RECORDS TO USE ::
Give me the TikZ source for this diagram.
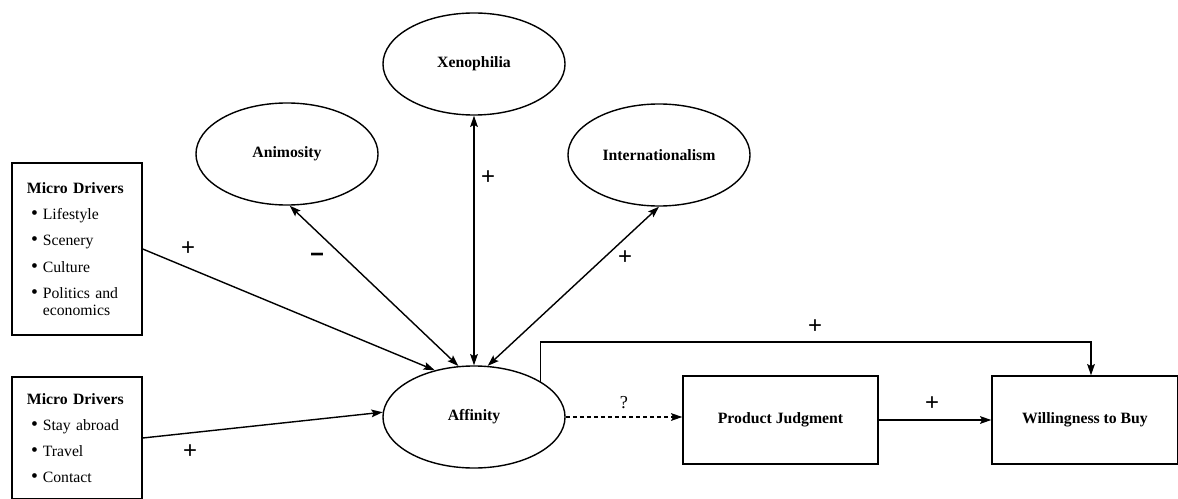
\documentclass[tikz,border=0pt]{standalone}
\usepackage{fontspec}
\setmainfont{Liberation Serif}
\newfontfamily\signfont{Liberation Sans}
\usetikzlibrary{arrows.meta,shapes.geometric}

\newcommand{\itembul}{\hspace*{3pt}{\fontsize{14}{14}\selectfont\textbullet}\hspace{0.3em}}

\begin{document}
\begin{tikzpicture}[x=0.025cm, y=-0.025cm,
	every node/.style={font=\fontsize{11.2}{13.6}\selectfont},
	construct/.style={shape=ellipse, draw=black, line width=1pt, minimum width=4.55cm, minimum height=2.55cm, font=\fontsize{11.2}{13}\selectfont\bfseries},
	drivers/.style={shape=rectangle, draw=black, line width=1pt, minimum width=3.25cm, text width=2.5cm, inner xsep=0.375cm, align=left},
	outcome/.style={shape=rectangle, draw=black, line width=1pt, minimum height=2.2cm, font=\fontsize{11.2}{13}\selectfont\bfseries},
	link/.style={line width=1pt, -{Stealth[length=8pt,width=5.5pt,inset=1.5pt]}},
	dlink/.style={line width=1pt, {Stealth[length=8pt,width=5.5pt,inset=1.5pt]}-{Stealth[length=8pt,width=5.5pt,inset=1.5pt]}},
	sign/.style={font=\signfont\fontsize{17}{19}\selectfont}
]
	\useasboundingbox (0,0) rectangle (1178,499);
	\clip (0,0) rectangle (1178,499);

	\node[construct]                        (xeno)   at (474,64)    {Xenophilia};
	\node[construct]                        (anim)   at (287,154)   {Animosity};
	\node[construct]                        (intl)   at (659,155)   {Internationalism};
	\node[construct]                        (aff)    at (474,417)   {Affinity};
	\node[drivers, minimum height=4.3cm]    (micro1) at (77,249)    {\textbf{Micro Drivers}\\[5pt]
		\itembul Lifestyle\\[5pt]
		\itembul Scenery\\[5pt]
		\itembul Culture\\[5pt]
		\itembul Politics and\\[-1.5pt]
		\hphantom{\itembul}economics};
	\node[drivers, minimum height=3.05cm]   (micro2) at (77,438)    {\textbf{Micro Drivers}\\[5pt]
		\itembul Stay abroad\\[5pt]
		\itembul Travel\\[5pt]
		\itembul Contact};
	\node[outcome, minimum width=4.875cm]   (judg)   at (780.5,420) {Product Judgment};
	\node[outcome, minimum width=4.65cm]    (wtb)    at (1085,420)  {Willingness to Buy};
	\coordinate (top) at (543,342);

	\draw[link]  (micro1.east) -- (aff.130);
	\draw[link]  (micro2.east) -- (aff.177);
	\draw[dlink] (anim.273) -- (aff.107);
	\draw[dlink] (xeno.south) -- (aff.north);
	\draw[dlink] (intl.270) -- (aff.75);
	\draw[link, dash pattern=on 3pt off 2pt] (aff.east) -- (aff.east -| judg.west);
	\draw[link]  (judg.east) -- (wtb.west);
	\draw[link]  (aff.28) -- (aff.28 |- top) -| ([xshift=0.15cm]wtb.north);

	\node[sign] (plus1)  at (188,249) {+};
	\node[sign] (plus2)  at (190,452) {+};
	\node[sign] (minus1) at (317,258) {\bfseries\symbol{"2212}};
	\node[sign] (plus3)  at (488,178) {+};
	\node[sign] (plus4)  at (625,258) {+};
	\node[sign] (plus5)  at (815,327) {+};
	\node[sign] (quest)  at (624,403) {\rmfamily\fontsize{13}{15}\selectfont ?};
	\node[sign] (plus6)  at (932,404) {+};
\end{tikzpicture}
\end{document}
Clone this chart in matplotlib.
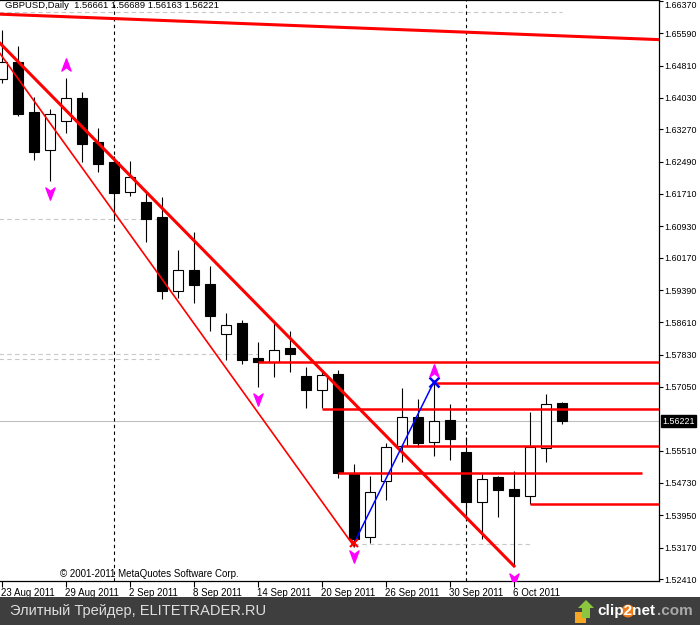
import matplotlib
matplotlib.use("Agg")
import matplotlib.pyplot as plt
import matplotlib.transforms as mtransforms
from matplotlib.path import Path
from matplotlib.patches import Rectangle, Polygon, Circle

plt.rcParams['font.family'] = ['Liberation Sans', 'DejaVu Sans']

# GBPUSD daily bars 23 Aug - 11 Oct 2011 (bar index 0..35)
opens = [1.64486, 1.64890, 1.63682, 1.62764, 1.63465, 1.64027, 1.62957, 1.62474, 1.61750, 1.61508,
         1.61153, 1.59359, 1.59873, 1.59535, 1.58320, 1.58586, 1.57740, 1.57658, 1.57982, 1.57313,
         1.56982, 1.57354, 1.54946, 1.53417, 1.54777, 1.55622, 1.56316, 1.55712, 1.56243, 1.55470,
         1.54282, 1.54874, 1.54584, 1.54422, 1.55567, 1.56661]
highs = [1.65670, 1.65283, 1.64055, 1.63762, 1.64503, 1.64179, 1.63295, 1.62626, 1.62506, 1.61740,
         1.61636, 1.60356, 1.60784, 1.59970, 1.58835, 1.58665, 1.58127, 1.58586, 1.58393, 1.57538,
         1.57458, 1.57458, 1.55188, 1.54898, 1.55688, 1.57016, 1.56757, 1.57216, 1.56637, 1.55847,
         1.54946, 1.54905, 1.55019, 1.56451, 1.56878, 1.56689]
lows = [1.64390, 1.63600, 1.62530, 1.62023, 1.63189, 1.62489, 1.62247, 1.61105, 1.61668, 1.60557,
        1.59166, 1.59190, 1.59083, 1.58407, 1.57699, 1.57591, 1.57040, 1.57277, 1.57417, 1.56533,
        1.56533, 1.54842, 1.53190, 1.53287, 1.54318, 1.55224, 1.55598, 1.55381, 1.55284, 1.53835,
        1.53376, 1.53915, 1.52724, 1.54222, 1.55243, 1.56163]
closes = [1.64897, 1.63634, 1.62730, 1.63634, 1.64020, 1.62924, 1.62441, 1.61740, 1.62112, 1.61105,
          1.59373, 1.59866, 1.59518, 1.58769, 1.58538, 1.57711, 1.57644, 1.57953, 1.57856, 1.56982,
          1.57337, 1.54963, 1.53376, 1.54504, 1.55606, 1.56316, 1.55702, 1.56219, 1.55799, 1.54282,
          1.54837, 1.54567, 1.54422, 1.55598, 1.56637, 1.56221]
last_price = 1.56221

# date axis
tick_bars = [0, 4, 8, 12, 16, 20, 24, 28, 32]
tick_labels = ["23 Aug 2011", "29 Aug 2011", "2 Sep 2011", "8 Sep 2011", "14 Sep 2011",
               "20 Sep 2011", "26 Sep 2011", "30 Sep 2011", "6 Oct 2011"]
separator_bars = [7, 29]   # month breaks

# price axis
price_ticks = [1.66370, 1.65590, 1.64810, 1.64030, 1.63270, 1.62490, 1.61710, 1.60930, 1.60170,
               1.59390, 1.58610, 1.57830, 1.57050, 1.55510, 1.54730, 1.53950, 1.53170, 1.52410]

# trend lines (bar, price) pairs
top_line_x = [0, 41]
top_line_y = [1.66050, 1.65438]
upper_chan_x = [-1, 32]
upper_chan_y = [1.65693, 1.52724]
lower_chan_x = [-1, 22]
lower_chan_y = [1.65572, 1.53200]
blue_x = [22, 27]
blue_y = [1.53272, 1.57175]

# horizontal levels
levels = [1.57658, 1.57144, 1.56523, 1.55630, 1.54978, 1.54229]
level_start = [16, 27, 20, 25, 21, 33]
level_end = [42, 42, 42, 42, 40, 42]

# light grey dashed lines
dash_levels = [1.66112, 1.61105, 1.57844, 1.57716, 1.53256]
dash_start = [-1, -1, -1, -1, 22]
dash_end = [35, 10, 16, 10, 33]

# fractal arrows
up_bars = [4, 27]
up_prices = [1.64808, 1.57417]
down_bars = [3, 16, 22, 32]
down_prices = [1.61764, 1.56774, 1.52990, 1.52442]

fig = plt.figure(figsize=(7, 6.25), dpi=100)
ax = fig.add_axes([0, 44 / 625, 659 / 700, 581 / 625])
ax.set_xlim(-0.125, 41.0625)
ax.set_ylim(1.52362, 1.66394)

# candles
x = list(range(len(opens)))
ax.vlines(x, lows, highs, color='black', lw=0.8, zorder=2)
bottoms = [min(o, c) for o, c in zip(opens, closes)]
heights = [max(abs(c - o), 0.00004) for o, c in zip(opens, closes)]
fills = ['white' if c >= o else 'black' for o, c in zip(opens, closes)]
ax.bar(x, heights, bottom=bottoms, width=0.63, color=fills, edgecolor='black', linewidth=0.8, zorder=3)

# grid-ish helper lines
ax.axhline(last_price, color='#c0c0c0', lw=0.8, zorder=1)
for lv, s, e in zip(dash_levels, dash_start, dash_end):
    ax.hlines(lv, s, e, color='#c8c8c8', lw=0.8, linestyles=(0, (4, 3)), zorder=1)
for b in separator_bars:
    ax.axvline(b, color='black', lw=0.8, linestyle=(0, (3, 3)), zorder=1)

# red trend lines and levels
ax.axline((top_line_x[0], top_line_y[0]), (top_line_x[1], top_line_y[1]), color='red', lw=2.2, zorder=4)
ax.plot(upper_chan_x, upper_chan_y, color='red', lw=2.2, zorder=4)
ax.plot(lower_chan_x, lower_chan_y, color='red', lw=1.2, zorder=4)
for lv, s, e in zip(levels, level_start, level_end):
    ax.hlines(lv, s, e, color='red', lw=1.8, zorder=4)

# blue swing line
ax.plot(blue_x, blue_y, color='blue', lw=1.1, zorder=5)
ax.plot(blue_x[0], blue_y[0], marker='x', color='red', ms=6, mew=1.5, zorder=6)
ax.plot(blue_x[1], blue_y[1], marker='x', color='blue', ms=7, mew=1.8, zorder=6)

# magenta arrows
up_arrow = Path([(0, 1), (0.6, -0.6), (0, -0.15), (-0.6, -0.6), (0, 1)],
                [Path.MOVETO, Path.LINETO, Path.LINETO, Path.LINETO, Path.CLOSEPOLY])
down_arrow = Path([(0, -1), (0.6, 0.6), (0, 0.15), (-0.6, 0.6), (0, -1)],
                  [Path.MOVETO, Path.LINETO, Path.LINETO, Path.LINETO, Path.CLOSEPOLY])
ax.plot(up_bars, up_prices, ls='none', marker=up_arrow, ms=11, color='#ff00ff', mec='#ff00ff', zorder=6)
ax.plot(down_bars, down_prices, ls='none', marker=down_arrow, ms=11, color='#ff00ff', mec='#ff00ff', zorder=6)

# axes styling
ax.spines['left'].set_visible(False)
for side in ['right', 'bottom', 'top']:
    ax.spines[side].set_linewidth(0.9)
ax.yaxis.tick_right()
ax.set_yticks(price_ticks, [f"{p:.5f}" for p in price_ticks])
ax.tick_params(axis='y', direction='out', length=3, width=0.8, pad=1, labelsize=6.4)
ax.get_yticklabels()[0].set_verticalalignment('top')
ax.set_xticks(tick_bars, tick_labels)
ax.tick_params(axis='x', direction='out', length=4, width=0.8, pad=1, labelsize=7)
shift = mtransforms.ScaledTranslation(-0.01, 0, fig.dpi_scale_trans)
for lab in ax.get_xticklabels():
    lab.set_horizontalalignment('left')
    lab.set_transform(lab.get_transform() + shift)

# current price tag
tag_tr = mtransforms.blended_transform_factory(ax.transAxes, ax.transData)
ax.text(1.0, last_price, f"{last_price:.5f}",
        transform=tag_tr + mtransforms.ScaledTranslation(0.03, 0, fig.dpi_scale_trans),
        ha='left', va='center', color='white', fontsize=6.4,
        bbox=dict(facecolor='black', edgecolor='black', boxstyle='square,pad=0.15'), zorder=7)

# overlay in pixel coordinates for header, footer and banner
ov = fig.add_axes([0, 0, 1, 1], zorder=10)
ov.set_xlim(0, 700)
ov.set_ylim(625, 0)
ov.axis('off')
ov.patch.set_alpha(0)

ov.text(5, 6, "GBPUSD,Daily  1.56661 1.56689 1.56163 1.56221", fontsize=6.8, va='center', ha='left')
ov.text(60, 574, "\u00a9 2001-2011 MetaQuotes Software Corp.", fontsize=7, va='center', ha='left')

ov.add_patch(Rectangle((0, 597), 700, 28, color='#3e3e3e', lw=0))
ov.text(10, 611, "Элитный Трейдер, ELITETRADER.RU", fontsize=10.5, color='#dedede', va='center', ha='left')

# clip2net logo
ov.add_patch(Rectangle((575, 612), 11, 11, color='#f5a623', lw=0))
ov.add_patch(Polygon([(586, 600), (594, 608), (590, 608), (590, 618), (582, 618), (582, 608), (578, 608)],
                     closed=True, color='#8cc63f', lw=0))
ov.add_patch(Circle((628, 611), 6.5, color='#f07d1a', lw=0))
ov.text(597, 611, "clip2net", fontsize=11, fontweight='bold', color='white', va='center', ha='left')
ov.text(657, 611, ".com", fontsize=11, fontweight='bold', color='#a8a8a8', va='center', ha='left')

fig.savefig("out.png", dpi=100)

WRITTEN INSTRUCTION ::
Report how many lines in the records hold the word "this", giving the number and nothing else.

TASK RESPONSE ::
2